Understand your care options before you start looking for a solution.
"Many older people only move into care when they hit a crisis point or have no choice. Before taking steps towards moving into a care home, people should think through all the options."
If you want to talk to somebody rather than read about your options you can speak to your GP who can arrange for a care assessment for you. This will determine precisely what you need and the type of care that will be best for you.
Alternatively, for a confidential conversation, call the Chosen With Care Advice Line on 01892 300 530.
A Care Home is for people who may be struggling to look after themselves in their own home and whose requirements extend beyond regular visits from care providers. They can also be very helpful to people who are lonely living by themselves, and who want to be amongst like-minded people.
Care Homes cater for all day-to-day living needs. They offer communal spaces; dining and social areas. Bedroom options include – singles, doubles, small suites, typically with en-suite facilities.
Additional facilities could include; hair salon, beauty room, library, bar, gardens, café.
However, it is important to recognise that each care home is specific in what it offers in terms of care. This means you will need a good idea of what you will need to meet your medical and care needs today, and moving forward.
Not all care homes offer every type of care and wherever possible 'future proof' your care needs.
Care Homes have to be registered by the Care Quality Commission (CQC) and inspected regularly, resulting in a rating.
Live in care means somebody lives with you all of the time. They provide support during the day and night. Live-in Care companies may be registered with the CQC. This depends on whether they employ carers or whether they provide only an introduction service – in which case they introduce a prospective employee to you and you employ them.
Some companies operate nationally, some regionally and some locally. The type of care provided will need to be discussed with the individual company.
Live in care is typically charged on a weekly basis. Depending on needs and working hours, costs can be similar to living in a care home.
Home Care is for a person – or couple – who want to live at home but who need help with daily tasks, on a regular basis.
The carer who visits will typically support with a range of tasks, for example; helping the person get up in the morning and go to bed at night, preparing meals, assisting with bathing, dressing and some Home Care agencies also provide nursing support.
The carer may well also get shopping for them, take them for regular appointments and provide a level of welcome companionship for the time they are there.

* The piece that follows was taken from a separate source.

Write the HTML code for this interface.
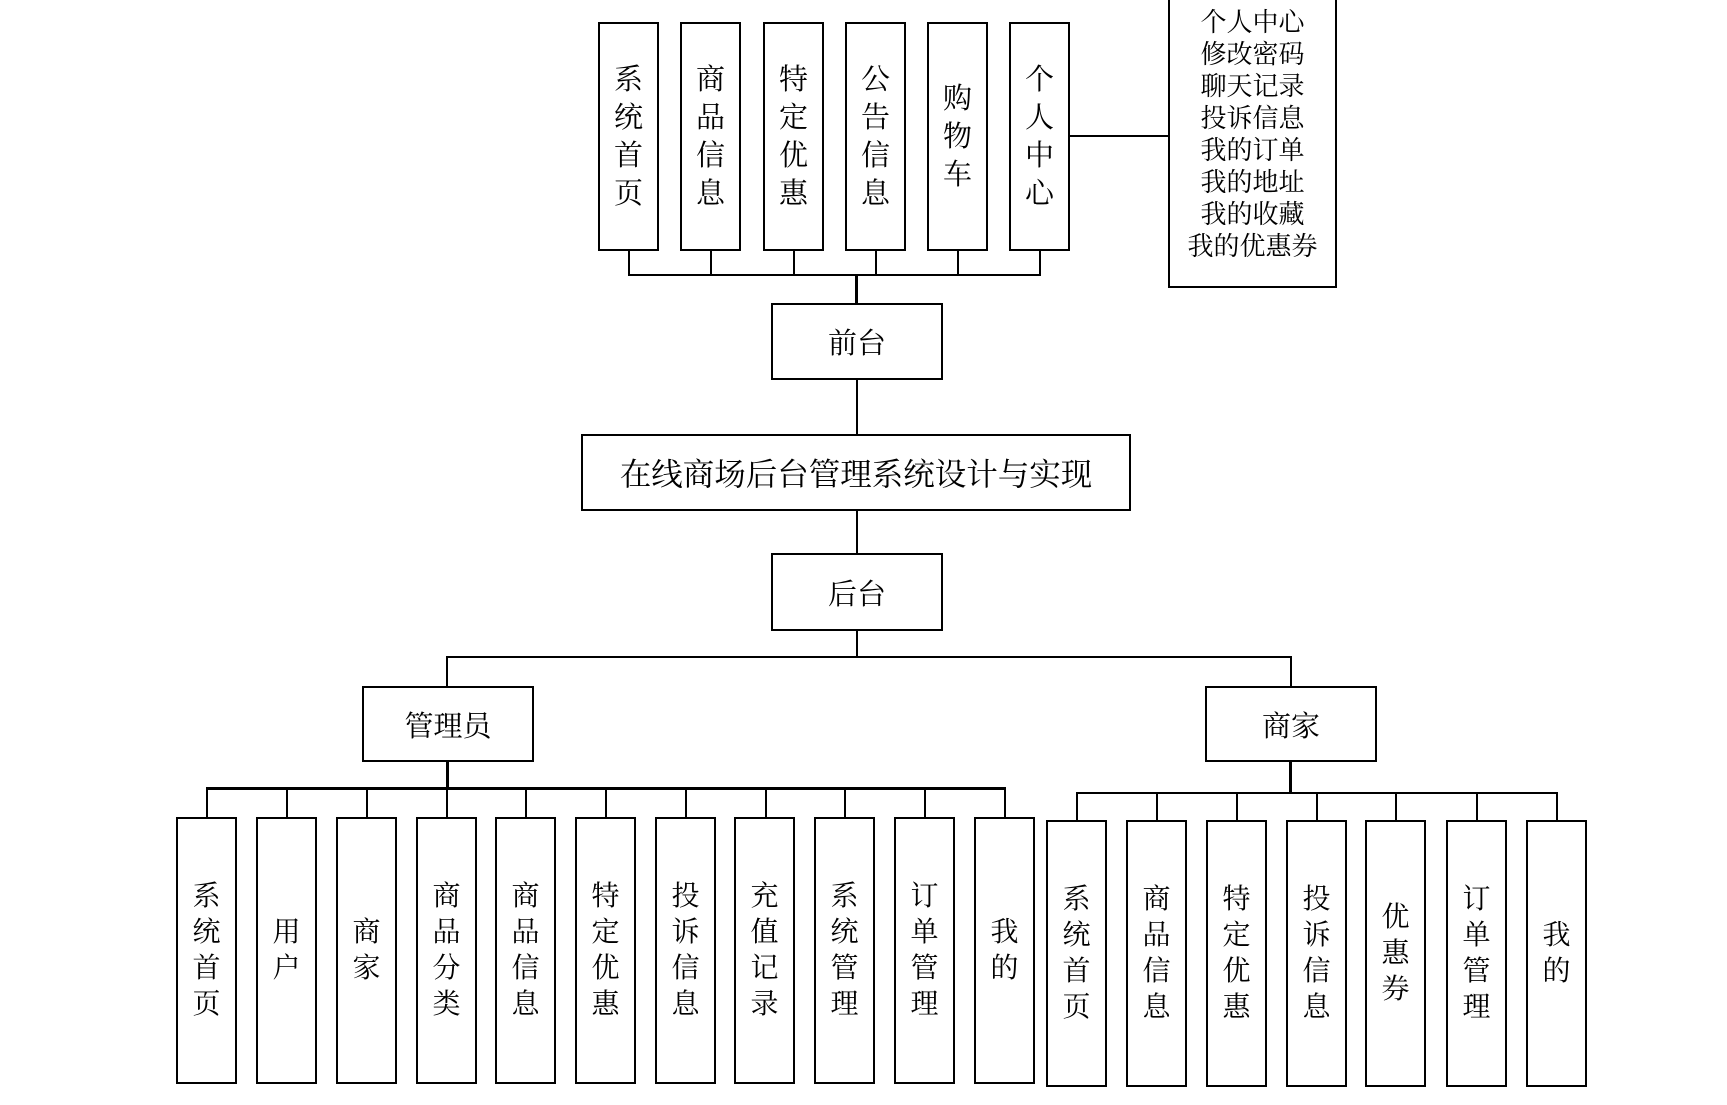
<!DOCTYPE html>
<html><head><meta charset="utf-8"><style>
body{margin:0;width:1727px;height:1105px;background:#fff;position:relative;overflow:hidden;font-family:"Liberation Serif","Noto Serif CJK SC",serif;color:#000}
.b{position:absolute;box-sizing:border-box;border:2px solid #000;display:flex;flex-direction:column;align-items:center;justify-content:center;text-align:center}
.l{position:absolute;background:#000}
.t{font-size:29px;line-height:38px;width:61px;height:229px;top:22px}
.a{font-size:28px;line-height:36px;width:61px;height:267px;top:817px}
.m{font-size:28px;line-height:36px;width:61px;height:267px;top:820px}
.h{font-size:29px}
</style></head><body>
<div class="b t" style="left:598px"><div>系</div><div>统</div><div>首</div><div>页</div></div>
<div class="b t" style="left:680px"><div>商</div><div>品</div><div>信</div><div>息</div></div>
<div class="b t" style="left:763px"><div>特</div><div>定</div><div>优</div><div>惠</div></div>
<div class="b t" style="left:845px"><div>公</div><div>告</div><div>信</div><div>息</div></div>
<div class="b t" style="left:927px"><div>购</div><div>物</div><div>车</div></div>
<div class="b t" style="left:1009px"><div>个</div><div>人</div><div>中</div><div>心</div></div>
<div class="b" style="left:1168px;top:-3px;width:169px;height:291px;font-size:26px;line-height:32px;justify-content:flex-start;padding-top:8px">
<div>个人中心</div><div>修改密码</div><div>聊天记录</div><div>投诉信息</div><div>我的订单</div><div>我的地址</div><div>我的收藏</div><div>我的优惠券</div></div>
<div class="l" style="left:1070px;top:135px;width:98px;height:2px"></div>
<div class="l" style="left:628px;top:250px;width:2px;height:25px"></div>
<div class="l" style="left:710px;top:250px;width:2px;height:25px"></div>
<div class="l" style="left:793px;top:250px;width:2px;height:25px"></div>
<div class="l" style="left:875px;top:250px;width:2px;height:25px"></div>
<div class="l" style="left:957px;top:250px;width:2px;height:25px"></div>
<div class="l" style="left:1039px;top:250px;width:2px;height:25px"></div>
<div class="l" style="left:628px;top:274px;width:413px;height:2px"></div>
<div class="l" style="left:855px;top:274px;width:3px;height:30px"></div>
<div class="b h" style="left:771px;top:303px;width:172px;height:77px">前台</div>
<div class="l" style="left:856px;top:379px;width:2px;height:56px"></div>
<div class="b" style="left:581px;top:434px;width:550px;height:77px;font-size:31.5px">在线商场后台管理系统设计与实现</div>
<div class="l" style="left:856px;top:510px;width:2px;height:44px"></div>
<div class="b h" style="left:771px;top:553px;width:172px;height:78px">后台</div>
<div class="l" style="left:856px;top:630px;width:2px;height:28px"></div>
<div class="l" style="left:446px;top:656px;width:846px;height:2px"></div>
<div class="l" style="left:446px;top:656px;width:2px;height:31px"></div>
<div class="l" style="left:1290px;top:656px;width:2px;height:31px"></div>
<div class="b h" style="left:362px;top:686px;width:172px;height:76px">管理员</div>
<div class="b h" style="left:1205px;top:686px;width:172px;height:76px">商家</div>
<div class="l" style="left:446px;top:761px;width:3px;height:28px"></div>
<div class="l" style="left:206px;top:787px;width:800px;height:3px"></div>
<div class="l" style="left:206px;top:788px;width:2px;height:30px"></div>
<div class="l" style="left:286px;top:788px;width:2px;height:30px"></div>
<div class="l" style="left:366px;top:788px;width:2px;height:30px"></div>
<div class="l" style="left:446px;top:788px;width:2px;height:30px"></div>
<div class="l" style="left:525px;top:788px;width:2px;height:30px"></div>
<div class="l" style="left:605px;top:788px;width:2px;height:30px"></div>
<div class="l" style="left:685px;top:788px;width:2px;height:30px"></div>
<div class="l" style="left:765px;top:788px;width:2px;height:30px"></div>
<div class="l" style="left:844px;top:788px;width:2px;height:30px"></div>
<div class="l" style="left:924px;top:788px;width:2px;height:30px"></div>
<div class="l" style="left:1004px;top:788px;width:2px;height:30px"></div>
<div class="b a" style="left:176px"><div>系</div><div>统</div><div>首</div><div>页</div></div>
<div class="b a" style="left:256px"><div>用</div><div>户</div></div>
<div class="b a" style="left:336px"><div>商</div><div>家</div></div>
<div class="b a" style="left:416px"><div>商</div><div>品</div><div>分</div><div>类</div></div>
<div class="b a" style="left:495px"><div>商</div><div>品</div><div>信</div><div>息</div></div>
<div class="b a" style="left:575px"><div>特</div><div>定</div><div>优</div><div>惠</div></div>
<div class="b a" style="left:655px"><div>投</div><div>诉</div><div>信</div><div>息</div></div>
<div class="b a" style="left:734px"><div>充</div><div>值</div><div>记</div><div>录</div></div>
<div class="b a" style="left:814px"><div>系</div><div>统</div><div>管</div><div>理</div></div>
<div class="b a" style="left:894px"><div>订</div><div>单</div><div>管</div><div>理</div></div>
<div class="b a" style="left:974px"><div>我</div><div>的</div></div>
<div class="l" style="left:1289px;top:761px;width:3px;height:32px"></div>
<div class="l" style="left:1076px;top:792px;width:482px;height:2px"></div>
<div class="l" style="left:1076px;top:792px;width:2px;height:30px"></div>
<div class="l" style="left:1156px;top:792px;width:2px;height:30px"></div>
<div class="l" style="left:1236px;top:792px;width:2px;height:30px"></div>
<div class="l" style="left:1316px;top:792px;width:2px;height:30px"></div>
<div class="l" style="left:1395px;top:792px;width:2px;height:30px"></div>
<div class="l" style="left:1476px;top:792px;width:2px;height:30px"></div>
<div class="l" style="left:1556px;top:792px;width:2px;height:30px"></div>
<div class="b m" style="left:1046px"><div>系</div><div>统</div><div>首</div><div>页</div></div>
<div class="b m" style="left:1126px"><div>商</div><div>品</div><div>信</div><div>息</div></div>
<div class="b m" style="left:1206px"><div>特</div><div>定</div><div>优</div><div>惠</div></div>
<div class="b m" style="left:1286px"><div>投</div><div>诉</div><div>信</div><div>息</div></div>
<div class="b m" style="left:1365px"><div>优</div><div>惠</div><div>券</div></div>
<div class="b m" style="left:1446px"><div>订</div><div>单</div><div>管</div><div>理</div></div>
<div class="b m" style="left:1526px"><div>我</div><div>的</div></div>
</body></html>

As with Live-in Care, there are numerous companies throughout the country providing Home Care Services, but, through the nature of the work and working hours, most operate on a local basis, drawing their carers from the community to ensure they can respond to needs quickly and provide carers who do not have far to travel.
Home Care companies have to be registered with the CQC and are inspected regularly.
A person requiring Home Care can expect several different carers supporting them on a regular basis. Minimum care stays are typically 30 minutes.
The term ‘Assisted Living’ needs to be accompanied by a warning as it tends to be used as an umbrella description for, and interchangeable with, several other terms. Have a look at our list below which provides a brief description of each. However, do bear in mind that assisted living is not usually suitable for somebody with dementia.
Assisted Living 'Schemes' are aimed at people over the age of 55 with low level care needs. An Assisted Living complex can offer different types of residential accommodation with a variety of social and care support facilities on some sites.
Within an Assisted Living Scheme, a resident usually has their own front door. You can typically buy or rent your living accommodation, whether a bedsit, an apartment, bungalow or small house. Some properties have their own garden, whereas in other locations, there are communal gardens.
Within the complex you may also find a variety of social spaces and venues – such as lounge, cafe, restaurant.
In addition to the purchase price or rental cost, you will pay fees for general maintenance and shared services and utilities, as well as any bespoke care package you may need.
You can live as independently as you like or are able.
Retirement villages are being developed across the country and they can offer an excellent place to live, catering for people of similar ages and with a variety of interests.
Ranging from 100-acre sites with working farms, church, spa complex, library, restaurants and numerous sports and social activities, to smaller sites with landscaped grounds and some leisure facilities, a retirement village can support very well through later life.
Often a retirement village will be able to provide home care services and many also have a care home and some medical provision on site too.
Typically, retirement village apartments or houses are purchased leasehold with the resident paying a regular fee for maintenance and shared services. Some developments ask for a percentage of the sale price to reinvest in the development on sale of the property.